Buffon's needle experiment is well-known: take a plane on which parallel lines at unit distance one from the next have been marked, throw a needle of unit length at random, and, finally, declare the experiment a success if the needle intersects one of the lines. Basic calculus implies that the probability of success is 2/pi~0.63661, so that the experiment can be regarded as an analog (i.e., continuous) device that stochastically “computes” 2/pi. Generalizing the experiment and simplifying the computational framework, we ask ourselves which probability distributions can be produced perfectly, from a discrete source of unbiased coin flips. We describe and analyse a few simple Buffon machines that can generate geometric, Poisson, and logarithmic-series distributions.
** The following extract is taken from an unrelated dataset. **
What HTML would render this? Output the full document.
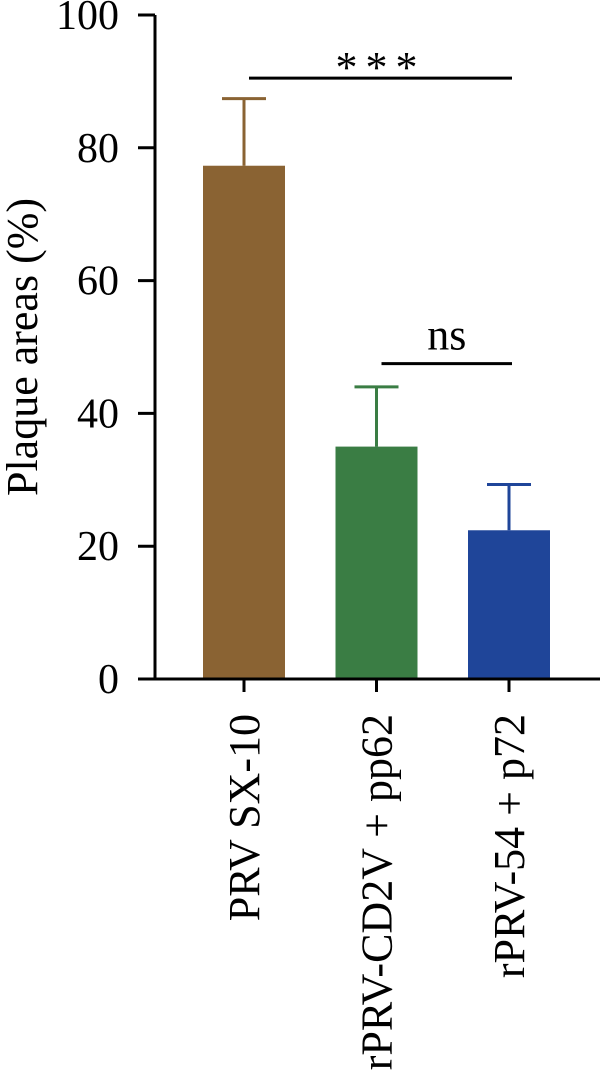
<!DOCTYPE html>
<html><head><meta charset="utf-8"><style>
body{margin:0;background:#fff}
svg{display:block;font-family:"Liberation Serif",serif}
</style></head><body>
<svg id="chart" width="600" height="1092" viewBox="0 0 600 1092"></svg>
<script>
const categories=["PRV SX-10","rPRV-CD2V + pp62","rPRV-54 + p72"];
const values=[77.3,35.0,22.4];
const errors=[10.1,9.0,6.9];
const colors=["#8a6333","#3a7d44","#1f4599"];
const yTicks=[0,20,40,60,80,100];
const sigPairs=[[0,2,"***",90.5],[1,2,"ns",47.5]];
const svg=document.getElementById('chart');
const NS='http://www.w3.org/2000/svg';
const x0=155,y0=679,yTop=15,ymax=100;
const y=v=>y0-(v/ymax)*(y0-yTop);
const xc=i=>244+i*132.5;
const bw=82;
function mk(tag,attrs,parent){const e=document.createElementNS(NS,tag);for(const k in attrs)e.setAttribute(k,attrs[k]);(parent||svg).appendChild(e);return e;}
categories.forEach((c,i)=>{
  const b=mk('rect',{x:xc(i)-bw/2,y:y(values[i]),width:bw,height:y0-y(values[i]),fill:colors[i]});
  
  
  const g=mk('g',{stroke:colors[i],'stroke-width':3,fill:'none'});
  
  
  mk('line',{x1:xc(i),x2:xc(i),y1:y(values[i]),y2:y(values[i]+errors[i])},g);
  mk('line',{x1:xc(i)-22,x2:xc(i)+22,y1:y(values[i]+errors[i]),y2:y(values[i]+errors[i])},g);
  const t=mk('line',{x1:xc(i),x2:xc(i),y1:y0,y2:y0+13,stroke:'#000','stroke-width':3});
  
  
  const l=mk('text',{x:0,y:0,'font-size':44,'text-anchor':'end',transform:`translate(${xc(i)+15},714) rotate(-90)`,fill:'#000'});
  l.textContent=c;
  
  
});
const ax=mk('path',{d:`M${x0} ${yTop}V${y0}H600`,stroke:'#000','stroke-width':3,fill:'none'});


yTicks.forEach(v=>{
  const t=mk('line',{x1:x0-17,x2:x0,y1:y(v),y2:y(v),stroke:'#000','stroke-width':3});
  
  
  const l=mk('text',{x:119,y:y(v)+14,'font-size':42,'text-anchor':'end',fill:'#000'});
  l.textContent=v;
  
  
});
const yt=mk('text',{x:0,y:0,'font-size':44,'text-anchor':'middle',transform:'translate(37,347) rotate(-90)',fill:'#000'});
yt.textContent='Plaque areas (%)';


sigPairs.forEach(([a,b,lab,lv])=>{
  const x1=xc(a)+5,x2=xc(b)+3;
  const ln=mk('line',{x1:x1,x2:x2,y1:y(lv),y2:y(lv),stroke:'#000','stroke-width':3});
  
  
  const t=mk('text',{x:(x1+x2)/2,y:y(lv)-(lab==='***'?-4:14),'font-size':lab==='***'?44:44,'text-anchor':'middle',fill:'#000','letter-spacing':lab==='***'?8:0});
  t.textContent=lab;
  
  
});
</script>
</body></html>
We provide human-accessible Buffon machines, which require a dozen coin flips or less, on average, and produce experiments whose probabilities are expressible in terms of numbers such as pi exp(-1), log2, sqrt500023, cos(1/4), zeta(5). More generally, we develop a collection of constructions based on simple probabilistic mechanisms that enable one to create Buffon experiments involving compositions of exponentials and logarithms, polylogarithms, direct and inverse trigonometric functions, algebraic and hypergeometric functions, as well as functions defined by integrals, such as the Gaussian error function.